I found about four to six inches of snow at the start of the trail in a slightly open area. Since I was bound and determined to snowshoe in Door County, I put on my Northern Lites snowshoes and threw on my day pack. And with my hiking staff in hand, I headed up the trail. Less than a quarter mile in, I was walking on thin snow in a forested area that provided a thick canopy over the trail. At that point, I took off my snowshoes and carried them for the remainder of my hike. The trail eventually leads to another 75-foot observation tower sitting on a 150-foot bluff overlooking Sawyer Harbor. It is about a one and a half mile hike.
I then visited the short, circular half-mile Ancient Shores Nature Trail also designated for snowshoeing. The trailhead is located across the park road from the nature center. A large sign marks the trailhead, but the trail itself is not marked. However, it is easy to follow, since all you have to do is look ahead for the next interpretive nature signpost. Several dot the trail sharing information about the geology, fauna and flora around you.
Don’t forget your state park sticker. Park stickers are required on all motor vehicles visiting state parks and recreation areas. One hour, daily or annual stickers for 2011 can be purchased at park entrances, at self-registration stations or online. For information, go to the DNR website at www.dnr.wi.gov/org/land/parks/fees.
Besides the areas we visited during our trip, I discovered there are many other opportunities for snowshoeing in Door County. In addition to Cave Point County Park, there are 18 Door County Parks that together make up 948 acres and 12 miles of groomed trails. For information and a map of the parks, go online to map.co.door.wi.us/parks/.
Most of the 5,000 acres of conservancy lands managed by the Door County Land Trust are open to the public for year-round passive recreational day use, including snowshoeing. Refer to their website www.doorcountylandtrust.org.
Another option open to snowshoeing and cross-country skiing is the 30-mile Ahnapee State Trail that begins just below Sturgeon Bay and heads south into Kewaunee County. Since snowmobilers also use the Ahnapee State Trail, caution is important should you decide to hike on any of its segments.
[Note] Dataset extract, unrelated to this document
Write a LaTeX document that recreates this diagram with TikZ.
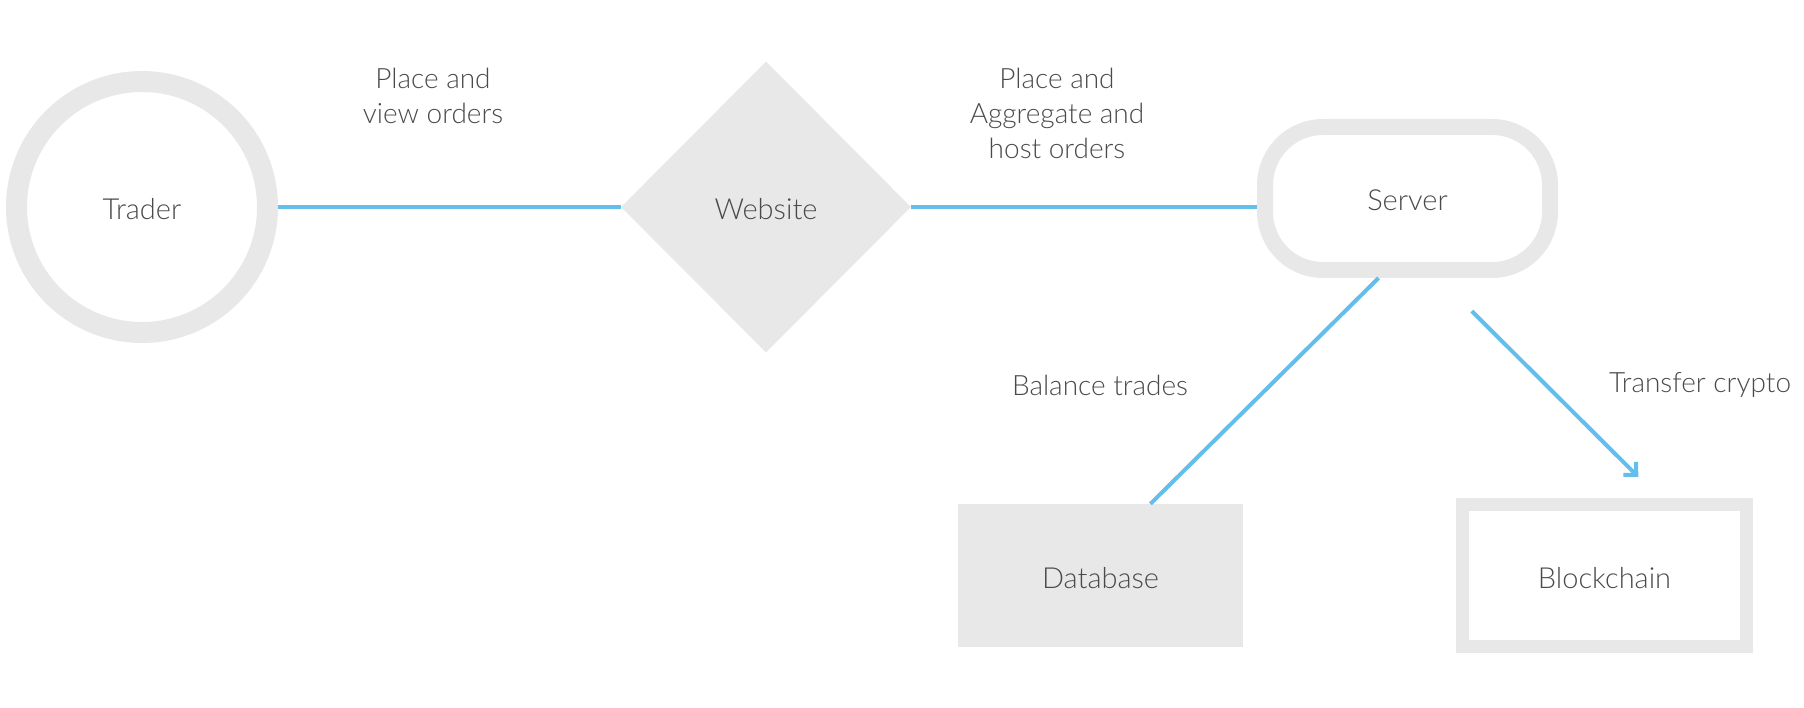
\documentclass[tikz,border=0pt]{standalone}
\usepackage{fontspec}
\setmainfont{Lato}[UprightFont=* Light]
\usetikzlibrary{shapes.geometric,positioning,arrows.meta}
\definecolor{ringgray}{HTML}{E8E8E8}
\definecolor{linkblue}{HTML}{63BEEC}
\definecolor{textgray}{HTML}{4A4A4A}
\tikzset{
  box/.style={font=\fontsize{29}{34}\selectfont, text=textgray, inner sep=0, text height=25, text depth=0},
  lbl/.style={font=\fontsize{28}{35}\selectfont, text=textgray, align=center, inner sep=0},
  link/.style={draw=linkblue, line width=4}
}
\begin{document}
\begin{tikzpicture}[x=1pt,y=-1pt]
  \useasboundingbox (0,0) rectangle (1804,708);
  \node[box, circle, draw=ringgray, line width=21, minimum size=251] (trader) at (142,207) {Trader};
  \node[box, diamond, fill=ringgray, minimum width=290, minimum height=291, aspect=1] (website) at (766,207) {Website};
  \node[box, rectangle, draw=ringgray, line width=16, rounded corners=58, minimum width=285, minimum height=143] (server) at (1407.5,198.5) {Server};
  \node[box, rectangle, fill=ringgray, minimum width=285, minimum height=143] (database) at (1100.5,575.5) {Database};
  \node[box, rectangle, draw=ringgray, line width=13, minimum width=284, minimum height=142] (blockchain) at (1604.5,575.5) {Blockchain};
  % edge labels
  \node[lbl] (orders) at (433,96) {Place and\\view orders};
  \node[lbl] (host) at (1057,113) {Place and\\Aggregate and\\host orders};
  \node[lbl] (balance) at (1100,385) {Balance trades};
  \node[lbl] (transfer) at (1700,385) {Transfer crypto};
  % links
  \draw[link] (trader) -- (website);
  \draw[link] (website.east) -- (website.east -| server.west);
  \draw[link] ([xshift=-29]server.south) -- ([xshift=50]database.north);
  \draw[link, -{Straight Barb[angle=90:13pt, line width=4]}, shorten <=47, shorten >=30]
    ([xshift=31]server.south) -- ([xshift=55]blockchain.north);
\end{tikzpicture}
\end{document}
I drove home with the realization that, other than the short quarter-mile stretch I snowshoed at Potawatomi State Park, I still had not really “‘shoed Door County,” which was my primary goal for the trip. But it is not so much the feel of snowshoes underfoot that gives testimony to the area. Rather it was the trails and landscape we explored that tell the story and hold the beauty of the Door Peninsula for winter enthusiasts.
The peninsula does not see all the hustle and bustle of tourists it does during the summer months. Quite the opposite. The Door Peninsula is a serene and wonderful winter jewel nestled away from city lights and traffic noise. It offers a peaceful break for those who need wilderness-like tranquility – with or without snow and with or without snowshoes.